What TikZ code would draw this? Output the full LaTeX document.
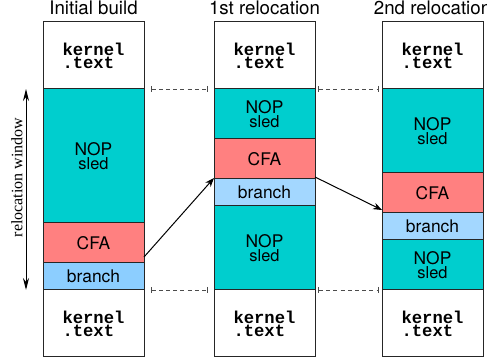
\documentclass[tikz,border=0pt]{standalone}
\usepackage{fontspec}
\setmainfont{TeX Gyre Heros}
\newfontfamily\monof{Liberation Mono}
\newfontfamily\seriff{Liberation Serif}
\usepackage{tikz}
\usetikzlibrary{arrows,arrows.meta,calc,positioning}
\definecolor{nopcol}{RGB}{0,206,206}
\definecolor{cfacol}{RGB}{255,128,128}
\definecolor{brcol}{RGB}{140,206,255}
\definecolor{brcolb}{RGB}{163,215,255}
\tikzset{%
	block/.style   = {draw=black!85, line width=0.5pt, rectangle, minimum width=50.5pt, inner sep=0pt, outer sep=0pt},
	kblock/.style  = {block, fill=white, minimum height=33.5pt, align=left, font={\fontsize{8.6}{6.4}\monof\bfseries\lineskiplimit=-20pt}},
	nop/.style     = {block, fill=nopcol, align=center, font={\fontsize{8.7}{6.7}\selectfont\lineskiplimit=-20pt}},
	cfa/.style     = {block, fill=cfacol, minimum height=20pt, font=\fontsize{8.7}{10}\selectfont},
	brnch/.style   = {block, fill=brcol, minimum height=13.5pt, font=\fontsize{8.7}{10}\selectfont},
	title/.style   = {inner sep=0pt, font=\fontsize{9.35}{11}\selectfont},
	shiftline/.style = {draw=black!70, line width=0.4pt, dash pattern=on 2pt off 1.6pt, {Bar[width=3pt]}-{Bar[width=3pt]}},
	reloc/.style   = {line width=0.5pt, -{Stealth[length=4.5pt,width=3.4pt]}},
}
\newcommand{\sled}{\fontsize{8.2}{6.7}\selectfont sled}
\begin{document}
\begin{tikzpicture}[x=1pt,y=1pt]
	\useasboundingbox (0,0) rectangle (243.5,-181);
	% Initial build
	\node[kblock, anchor=north west] (kA) at (21.5,-11) {kernel\\.text};
	\node[nop, minimum height=67pt, below=0pt of kA] (nA) {NOP\\{\sled}};
	\node[cfa, below=0pt of nA] (cA) {CFA};
	\node[brnch, below=0pt of cA] (bA) {branch};
	\node[kblock, below=0pt of bA] (kA2) {kernel\\.text};
	\node[title, above=3.2pt of kA] (tA) {Initial build};
	% 1st relocation
	\node[kblock, right=35pt of kA] (kB) {kernel\\.text};
	\node[nop, minimum height=25pt, below=0pt of kB] (nB) {NOP\\{\sled}};
	\node[cfa, below=0pt of nB] (cB) {CFA};
	\node[brnch, fill=brcolb, below=0pt of cB] (bB) {branch};
	\node[nop, minimum height=42pt, below=0pt of bB] (nB2) {NOP\\{\sled}};
	\node[kblock, below=0pt of nB2] (kB2) {kernel\\.text};
	\node[title, above=3.2pt of kB] (tB) {1st relocation};
	% 2nd relocation
	\node[kblock, right=33.5pt of kB] (kC) {kernel\\.text};
	\node[nop, minimum height=42pt, below=0pt of kC] (nC) {NOP\\{\sled}};
	\node[cfa, below=0pt of nC] (cC) {CFA};
	\node[brnch, fill=brcolb, below=0pt of cC] (bC) {branch};
	\node[nop, minimum height=25pt, below=0pt of bC] (nC2) {NOP\\{\sled}};
	\node[kblock, below=0pt of nC2] (kC2) {kernel\\.text};
	\node[title, above=3.2pt of kC] (tC) {2nd relocation};
	% window borders
	\draw[shiftline] ([xshift=3.5pt]kA.south east) -- ([xshift=-3pt]kB.south west);
	\draw[shiftline] ([xshift=3.5pt]kA2.north east) -- ([xshift=-3pt]kB2.north west);
	\draw[shiftline] ([xshift=1.7pt]kB.south east) -- ([xshift=-1.7pt]kC.south west);
	\draw[shiftline] ([xshift=1.7pt]kB2.north east) -- ([xshift=-1.7pt]kC2.north west);
	% relocation window
	\draw[line width=0.5pt, {Stealth[length=6pt,width=3pt]}-{Stealth[length=6pt,width=3pt]}] ([xshift=-8.5pt]kA2.north west) -- ([xshift=-8.5pt]kA.south west)
		node[pos=0.56, above, sloped, inner sep=1.5pt, font={\fontsize{8}{9}\seriff}] (rw) {relocation window};
	% CFA moves
	\draw[reloc] ([yshift=3pt]cA.south east) -- ([yshift=0.5pt]cB.south west);
	\draw[reloc] ([yshift=1pt]cB.south east) -- ([yshift=1.5pt]cC.south west);
\end{tikzpicture}
\end{document}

━━━━━━

> _The request_: Print the listing above in full, exactly as written. Omit any pictures.

> _Exercise response_:
What TikZ code would draw this? Output the full LaTeX document.
\documentclass[tikz,border=0pt]{standalone}
\usepackage{fontspec}
\setmainfont{TeX Gyre Heros}
\newfontfamily\monof{Liberation Mono}
\newfontfamily\seriff{Liberation Serif}
\usepackage{tikz}
\usetikzlibrary{arrows,arrows.meta,calc,positioning}
\definecolor{nopcol}{RGB}{0,206,206}
\definecolor{cfacol}{RGB}{255,128,128}
\definecolor{brcol}{RGB}{140,206,255}
\definecolor{brcolb}{RGB}{163,215,255}
\tikzset{%
	block/.style   = {draw=black!85, line width=0.5pt, rectangle, minimum width=50.5pt, inner sep=0pt, outer sep=0pt},
	kblock/.style  = {block, fill=white, minimum height=33.5pt, align=left, font={\fontsize{8.6}{6.4}\monof\bfseries\lineskiplimit=-20pt}},
	nop/.style     = {block, fill=nopcol, align=center, font={\fontsize{8.7}{6.7}\selectfont\lineskiplimit=-20pt}},
	cfa/.style     = {block, fill=cfacol, minimum height=20pt, font=\fontsize{8.7}{10}\selectfont},
	brnch/.style   = {block, fill=brcol, minimum height=13.5pt, font=\fontsize{8.7}{10}\selectfont},
	title/.style   = {inner sep=0pt, font=\fontsize{9.35}{11}\selectfont},
	shiftline/.style = {draw=black!70, line width=0.4pt, dash pattern=on 2pt off 1.6pt, {Bar[width=3pt]}-{Bar[width=3pt]}},
	reloc/.style   = {line width=0.5pt, -{Stealth[length=4.5pt,width=3.4pt]}},
}
\newcommand{\sled}{\fontsize{8.2}{6.7}\selectfont sled}
\begin{document}
\begin{tikzpicture}[x=1pt,y=1pt]
	\useasboundingbox (0,0) rectangle (243.5,-181);
	% Initial build
	\node[kblock, anchor=north west] (kA) at (21.5,-11) {kernel\\.text};
	\node[nop, minimum height=67pt, below=0pt of kA] (nA) {NOP\\{\sled}};
	\node[cfa, below=0pt of nA] (cA) {CFA};
	\node[brnch, below=0pt of cA] (bA) {branch};
	\node[kblock, below=0pt of bA] (kA2) {kernel\\.text};
	\node[title, above=3.2pt of kA] (tA) {Initial build};
	% 1st relocation
	\node[kblock, right=35pt of kA] (kB) {kernel\\.text};
	\node[nop, minimum height=25pt, below=0pt of kB] (nB) {NOP\\{\sled}};
	\node[cfa, below=0pt of nB] (cB) {CFA};
	\node[brnch, fill=brcolb, below=0pt of cB] (bB) {branch};
	\node[nop, minimum height=42pt, below=0pt of bB] (nB2) {NOP\\{\sled}};
	\node[kblock, below=0pt of nB2] (kB2) {kernel\\.text};
	\node[title, above=3.2pt of kB] (tB) {1st relocation};
	% 2nd relocation
	\node[kblock, right=33.5pt of kB] (kC) {kernel\\.text};
	\node[nop, minimum height=42pt, below=0pt of kC] (nC) {NOP\\{\sled}};
	\node[cfa, below=0pt of nC] (cC) {CFA};
	\node[brnch, fill=brcolb, below=0pt of cC] (bC) {branch};
	\node[nop, minimum height=25pt, below=0pt of bC] (nC2) {NOP\\{\sled}};
	\node[kblock, below=0pt of nC2] (kC2) {kernel\\.text};
	\node[title, above=3.2pt of kC] (tC) {2nd relocation};
	% window borders
	\draw[shiftline] ([xshift=3.5pt]kA.south east) -- ([xshift=-3pt]kB.south west);
	\draw[shiftline] ([xshift=3.5pt]kA2.north east) -- ([xshift=-3pt]kB2.north west);
	\draw[shiftline] ([xshift=1.7pt]kB.south east) -- ([xshift=-1.7pt]kC.south west);
	\draw[shiftline] ([xshift=1.7pt]kB2.north east) -- ([xshift=-1.7pt]kC2.north west);
	% relocation window
	\draw[line width=0.5pt, {Stealth[length=6pt,width=3pt]}-{Stealth[length=6pt,width=3pt]}] ([xshift=-8.5pt]kA2.north west) -- ([xshift=-8.5pt]kA.south west)
		node[pos=0.56, above, sloped, inner sep=1.5pt, font={\fontsize{8}{9}\seriff}] (rw) {relocation window};
	% CFA moves
	\draw[reloc] ([yshift=3pt]cA.south east) -- ([yshift=0.5pt]cB.south west);
	\draw[reloc] ([yshift=1pt]cB.south east) -- ([yshift=1.5pt]cC.south west);
\end{tikzpicture}
\end{document}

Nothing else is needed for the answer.